Wynton Marsalis has said it’s amazing that Jones could even imagine playing like this, let alone actually sitting down and doing it flawlessly. Once, when an interviewer asked Jones how he and the other members of the quartet could endlessly expand on Coltrane’s far-reaching concepts with such focused power, he answered, “You’ve got to want to die for the motherfucker.”
That’s what A Love Supreme sounds like. It’s one of the most intense recordings in all of jazz. On that night in 1993, it convinced me to let jazz into my heart and soul, and I’ll never get tired of exploring this indefinable form of music. Every time I hear a great performance, I go on a new adventure.
If you’ve always held jazz at arm’s length, I really wish you’d delve into it a little more deeply. You may be very surprised at what you find.
Brilliant Paul.
Always love your writing, this had so much palpable passion and your typical intelligence, insight.
I go back a long way to recall my soul satisfying immersion into jazz at about age 19 - although my mother turned me on to some of her great 78(RPM)records before that.
I delved into all styles of jazz and it stretched my curiosity and wonder, my imagination, my awe of where music could take me. A journey of surprise and vast delight.
I don't listen as much these days. Not sure why… don't put on as much music of any kind, although I'm constantly singing.

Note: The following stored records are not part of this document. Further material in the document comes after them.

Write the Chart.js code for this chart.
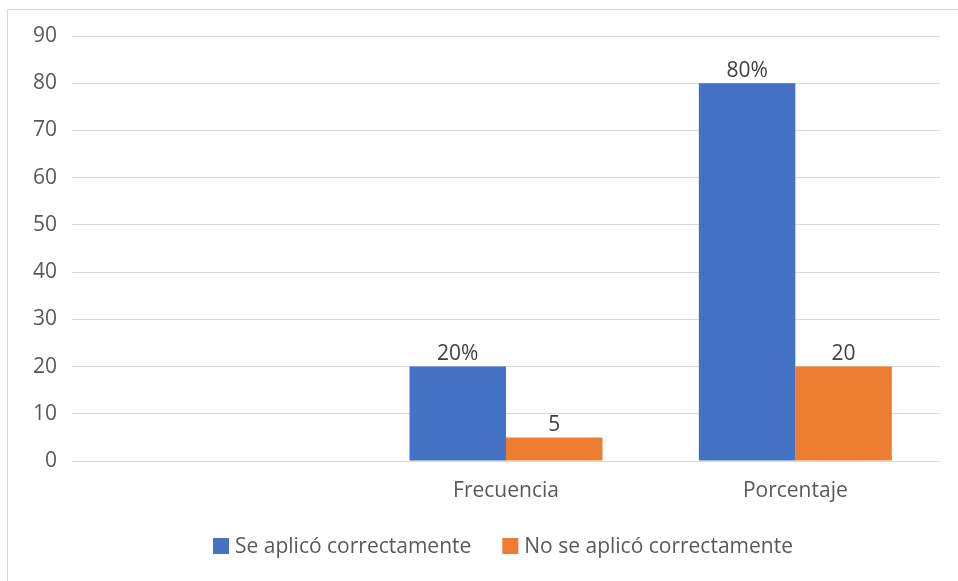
<!DOCTYPE html>
<html>
<head>
<meta charset="utf-8">
<script src="https://cdn.jsdelivr.net/npm/chart.js@4"></script>
<style>
  html, body { margin: 0; padding: 0; background: #ffffff; }
  #wrap { position: relative; width: 958px; height: 581px; overflow: hidden; }
  #frame { position: absolute; left: 7px; top: 9px; width: 1000px; height: 700px;
           border-left: 1px solid #d9d9d9; border-top: 1px solid #d9d9d9; }
  canvas { position: absolute; left: 0; top: 0; }
</style>
</head>
<body>
<div id="wrap">
  <div id="frame"></div>
  <canvas id="chart" width="958" height="581"></canvas>
</div>
<script>
// Categories along the x axis (the first slot is left empty)
const categories = ['', 'Frecuencia', 'Porcentaje'];

// Series values
const seriesNames = ['Se aplicó correctamente', 'No se aplicó correctamente'];
const aplicoValues = [null, 20, 80];
const noAplicoValues = [null, 5, 20];

// Text printed above each bar
const aplicoLabels = ['', '20%', '80%'];
const noAplicoLabels = ['', '5', '20'];

// Y axis ticks
const yTicks = [0, 10, 20, 30, 40, 50, 60, 70, 80, 90];

const FONT = "'Open Sans', 'Noto Sans', sans-serif";
const FONT_SIZE = 21;
const seriesLabels = [aplicoLabels, noAplicoLabels];

// Value labels above bars
const barLabels = {
  id: 'barLabels',
  afterDatasetsDraw(chart) {
    const ctx = chart.ctx;
    ctx.save();
    ctx.font = FONT_SIZE + 'px ' + FONT;
    ctx.fillStyle = '#404040';
    ctx.textAlign = 'center';
    ctx.textBaseline = 'bottom';
    chart.data.datasets.forEach((ds, di) => {
      const meta = chart.getDatasetMeta(di);
      meta.data.forEach((bar, i) => {
        const txt = seriesLabels[di][i];
        if (!txt || ds.data[i] == null) return;
        ctx.fillText(txt, bar.x, bar.y - 2);
      });
    });
    ctx.restore();
  }
};

// Legend drawn below the plot: square swatch followed closely by the name
const bottomLegend = {
  id: 'bottomLegend',
  afterDraw(chart) {
    const ctx = chart.ctx;
    ctx.save();
    ctx.font = FONT_SIZE + 'px ' + FONT;
    ctx.textBaseline = 'middle';
    ctx.textAlign = 'left';
    const box = 16, gap = 6, spacing = 31;
    const items = chart.data.datasets.map(ds => ({
      text: ds.label, color: ds.backgroundColor, w: ctx.measureText(ds.label).width
    }));
    let total = 0;
    items.forEach((it, i) => { total += box + gap + it.w + (i ? spacing : 0); });
    const area = chart.chartArea;
    let x = (area.left + area.right) / 2 - 3 - total / 2;
    const y = 546;
    items.forEach(it => {
      ctx.fillStyle = it.color;
      ctx.fillRect(x, y - box / 2, box, box);
      ctx.fillStyle = '#595959';
      ctx.fillText(it.text, x + box + gap, y + 1);
      x += box + gap + it.w + spacing;
    });
    ctx.restore();
  }
};

new Chart(document.getElementById('chart'), {
  type: 'bar',
  data: {
    labels: categories,
    datasets: [
      { label: seriesNames[0], data: aplicoValues, backgroundColor: '#4472C4' },
      { label: seriesNames[1], data: noAplicoValues, backgroundColor: '#ED7D31' }
    ]
  },
  options: {
    responsive: false,
    animation: false,
    devicePixelRatio: 1,
    layout: { padding: { left: 0, right: 18, top: 36, bottom: 0 } },
    datasets: { bar: { categoryPercentage: 0.667, barPercentage: 1.0 } },
    plugins: { legend: { display: false }, tooltip: { enabled: false } },
    scales: {
      x: {
        grid: { display: false, drawTicks: false },
        border: { display: false },
        ticks: { color: '#595959', font: { family: FONT, size: FONT_SIZE }, padding: 17 },
        afterFit(scale) { scale.height = 120; }
      },
      y: {
        min: 0, max: 90,
        afterBuildTicks(scale) { scale.ticks = yTicks.map(v => ({ value: v })); },
        grid: { color: '#d9d9d9', lineWidth: 1, drawTicks: false },
        border: { display: false },
        ticks: { color: '#595959', font: { family: FONT, size: FONT_SIZE }, padding: 15 },
        afterFit(scale) { scale.width = 72; }
      }
    }
  },
  plugins: [barLabels, bottomLegend]
});
</script>
</body>
</html>
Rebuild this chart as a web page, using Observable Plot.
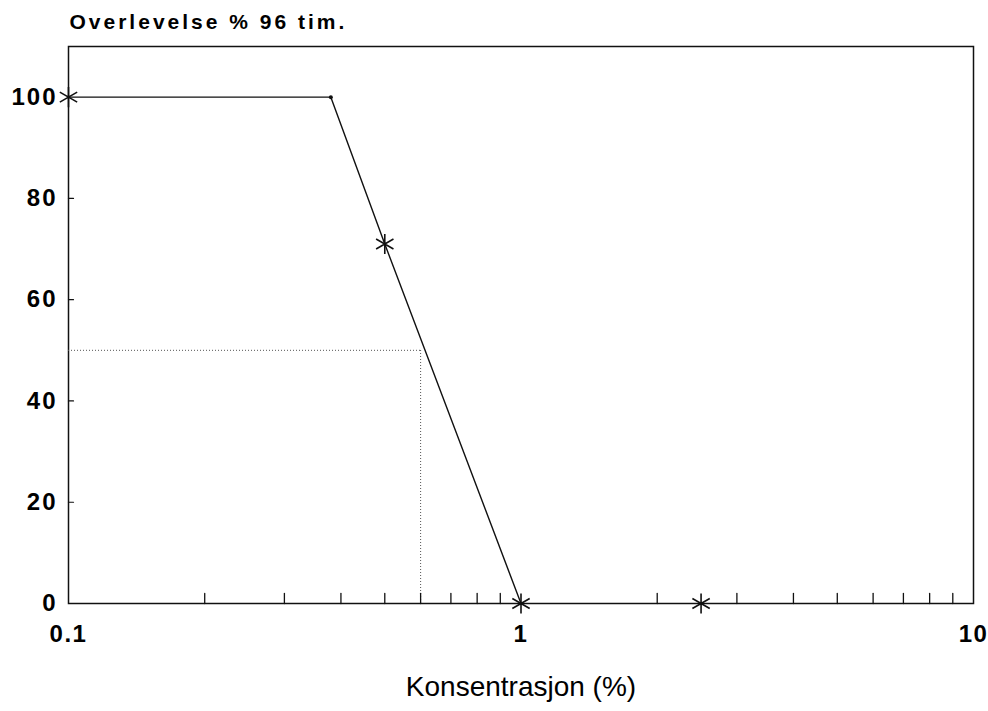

But, I hit the link to Love Supreme, not heard for decades, and the myriad layers of creative genius shot into me like the best drug imaginable. All enhanced by your vivid, reverent, descriptive, observation of the piece. You guided me.
Thank you!
Elvin Jones. My god… incomparable.
As a young man living near NYC, in New Rochelle, I got to see many greats in the jazz clubs of the 70s. Roland Kirk, Sonny Rollins, Max Roach. Modern Jazz Quartet to name a few. (Milt Jackson once autographed my Converses - I didn't have any paper)
At "Glen Island" in New Rochelle, I saw a quintet including Elvin Jones, McCoy Tyner, Roland Kirk at a daytime show in a large venue that only drew about 30 people. My friends and felt like we at a private party with these legends.
Elvin was a force that day.
Paul, you always come with the best of the cool stuff and this post is a highlight. What a gift.
I'll be listening to more jazz straight ahead.
I love this. You write some beautiful music.